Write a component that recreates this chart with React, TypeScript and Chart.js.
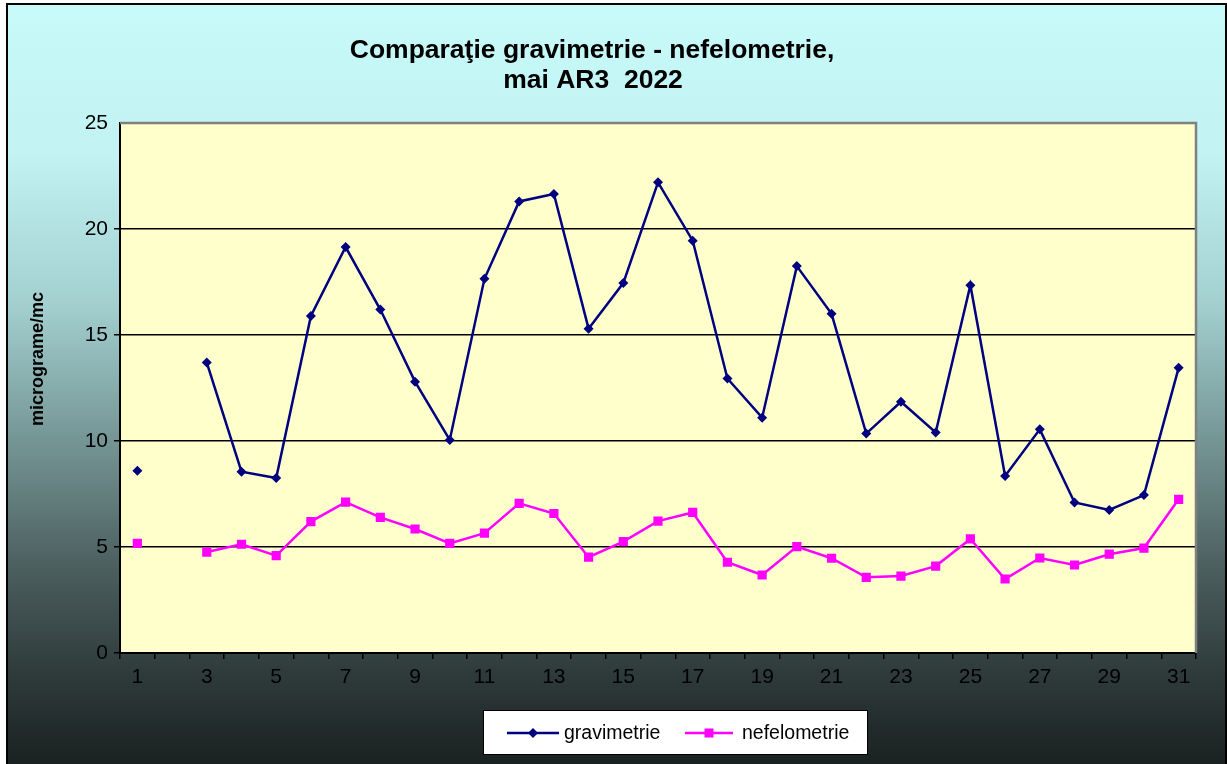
import React, { useEffect, useRef } from "react";
import { Chart, registerables } from "chart.js";

Chart.register(...registerables);

const days: string[] = Array.from({ length: 31 }, (_, i) => String(i + 1));

const gravimetrie: (number | null)[] = [
  8.6, null, 13.7, 8.55, 8.25, 15.9, 19.15, 16.2, 12.8, 10.05,
  17.65, 21.3, 21.65, 15.3, 17.45, 22.2, 19.45, 12.95, 11.1, 18.25,
  16.0, 10.35, 11.85, 10.4, 17.35, 8.35, 10.55, 7.1, 6.75, 7.45, 13.45,
];

const nefelometrie: (number | null)[] = [
  5.17, null, 4.76, 5.13, 4.59, 6.2, 7.12, 6.4, 5.85, 5.17,
  5.65, 7.06, 6.58, 4.52, 5.25, 6.22, 6.63, 4.28, 3.68, 5.02,
  4.47, 3.57, 3.63, 4.1, 5.38, 3.49, 4.48, 4.15, 4.66, 4.95, 7.25,
];

const titleLines = ["Comparaţie gravimetrie - nefelometrie,", "mai AR3  2022"];
const yAxisTitle = "micrograme/mc";
const seriesNames = ["gravimetrie", "nefelometrie"];

const NAVY = "#000080";
const MAGENTA = "#ff00ff";
const FONT = "'Liberation Sans', Arial, sans-serif";

const decorPlugin = {
  id: "decor",
  beforeDraw(chart: any) {
    const { ctx, width, height, chartArea } = chart;
    ctx.save();
    ctx.fillStyle = "#ffffff";
    ctx.fillRect(0, 0, width, height);
    const g = ctx.createLinearGradient(0, 4, 0, height);
    g.addColorStop(0, "#c8fafa");
    g.addColorStop(0.2, "#c2f2f2");
    g.addColorStop(0.4, "#a2cece");
    g.addColorStop(0.55, "#7b9d9d");
    g.addColorStop(0.75, "#4a5c5c");
    g.addColorStop(0.88, "#2f3b3b");
    g.addColorStop(1, "#1a2121");
    ctx.fillStyle = g;
    ctx.fillRect(7, 4, width - 7, height - 4);
    ctx.strokeStyle = "#000000";
    ctx.lineWidth = 2;
    ctx.strokeRect(7, 4, width - 8, height + 4);
    ctx.fillStyle = "#ffffcc";
    ctx.fillRect(chartArea.left, chartArea.top, chartArea.right - chartArea.left, chartArea.bottom - chartArea.top);
    ctx.restore();
  },
  beforeDatasetsDraw(chart: any) {
    const { ctx, chartArea } = chart;
    ctx.save();
    ctx.strokeStyle = "#808080";
    ctx.lineWidth = 2.5;
    ctx.beginPath();
    ctx.moveTo(chartArea.left, chartArea.top);
    ctx.lineTo(chartArea.right, chartArea.top);
    ctx.lineTo(chartArea.right, chartArea.bottom);
    ctx.stroke();
    ctx.restore();
  },
  afterDraw(chart: any) {
    const { ctx } = chart;
    ctx.save();
    ctx.fillStyle = "#000000";
    ctx.font = `bold 26.5px ${FONT}`;
    ctx.textAlign = "center";
    ctx.textBaseline = "middle";
    ctx.fillText(titleLines[0], 592, 51);
    ctx.fillText(titleLines[1], 593, 81);
    ctx.save();
    ctx.translate(38, 359);
    ctx.rotate(-Math.PI / 2);
    ctx.font = `bold 18px ${FONT}`;
    ctx.fillText(yAxisTitle, 0, 0);
    ctx.restore();
    const lx = 483, ly = 710, lw = 384, lh = 44;
    ctx.fillStyle = "#ffffff";
    ctx.fillRect(lx, ly, lw, lh);
    ctx.strokeStyle = "#000000";
    ctx.lineWidth = 1;
    ctx.strokeRect(lx + 0.5, ly + 0.5, lw, lh);
    const cy = ly + 23;
    const items = [
      { name: seriesNames[0], color: NAVY, x1: 507, x2: 559, tx: 564, shape: "diamond" },
      { name: seriesNames[1], color: MAGENTA, x1: 685, x2: 733, tx: 742, shape: "square" },
    ];
    ctx.font = `19.5px ${FONT}`;
    ctx.textAlign = "left";
    for (const it of items) {
      ctx.strokeStyle = it.color;
      ctx.lineWidth = 2.5;
      ctx.beginPath();
      ctx.moveTo(it.x1, cy);
      ctx.lineTo(it.x2, cy);
      ctx.stroke();
      const mx = (it.x1 + it.x2) / 2;
      ctx.fillStyle = it.color;
      if (it.shape === "diamond") {
        ctx.beginPath();
        ctx.moveTo(mx, cy - 5);
        ctx.lineTo(mx + 5, cy);
        ctx.lineTo(mx, cy + 5);
        ctx.lineTo(mx - 5, cy);
        ctx.closePath();
        ctx.fill();
      } else {
        ctx.fillRect(mx - 4.5, cy - 4.5, 9, 9);
      }
      ctx.fillStyle = "#000000";
      ctx.fillText(it.name, it.tx, cy + 1);
    }
    ctx.restore();
  },
};

export default function App() {
  const ref = useRef<HTMLCanvasElement | null>(null);
  useEffect(() => {
    document.body.style.margin = "0";
    if (!ref.current) return;
    const chart = new Chart(ref.current, {
      type: "line",
      data: {
        labels: days,
        datasets: [
          {
            label: seriesNames[0],
            data: gravimetrie,
            borderColor: NAVY,
            backgroundColor: NAVY,
            borderWidth: 2.5,
            pointStyle: "rectRot",
            pointRadius: 5,
            pointBorderWidth: 0,
            spanGaps: false,
            tension: 0,
          },
          {
            label: seriesNames[1],
            data: nefelometrie,
            borderColor: MAGENTA,
            backgroundColor: MAGENTA,
            borderWidth: 2.5,
            pointStyle: "rect",
            pointRadius: 6.5,
            pointBorderWidth: 0,
            spanGaps: false,
            tension: 0,
          },
        ],
      },
      options: {
        animation: false,
        responsive: false,
        maintainAspectRatio: false,
        layout: { padding: { left: 0, top: 123, right: 31, bottom: 71 } },
        plugins: {
          legend: { display: false },
          title: { display: false },
          tooltip: { enabled: false },
        },
        scales: {
          x: {
            type: "category",
            offset: true,
            afterFit: (s: any) => { s.height = 40; },
            grid: {
              offset: true,
              drawOnChartArea: false,
              drawTicks: true,
              tickLength: 6,
              color: "#000000",
              lineWidth: 1.5,
            },
            border: { color: "#000000", width: 2 },
            ticks: {
              autoSkip: false,
              maxRotation: 0,
              color: "#000000",
              padding: 6,
              font: { family: FONT, size: 21 },
              callback: (_v: any, i: number) => (i % 2 === 0 ? days[i] : ""),
            },
          },
          y: {
            min: 0,
            max: 25,
            afterFit: (s: any) => { s.width = 120; },
            grid: {
              drawOnChartArea: true,
              drawTicks: true,
              tickLength: 6,
              color: (c: any) => (c.tick && c.tick.value === 25 ? "rgba(0,0,0,0)" : "#000000"),
              lineWidth: 1.5,
            },
            border: { color: "#000000", width: 2 },
            ticks: {
              stepSize: 5,
              color: "#000000",
              padding: 6,
              font: { family: FONT, size: 21 },
            },
          },
        },
      },
      plugins: [decorPlugin],
    });
    return () => chart.destroy();
  }, []);
  return <canvas ref={ref} width={1227} height={764} style={{ display: "block" }} />;
}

※ ※ ※

* **YOUR GOAL**:
Looking at the data above, how many lines hold the word "React"? Respond with the number alone.

* **OUTPUT OF THE TASK**:
2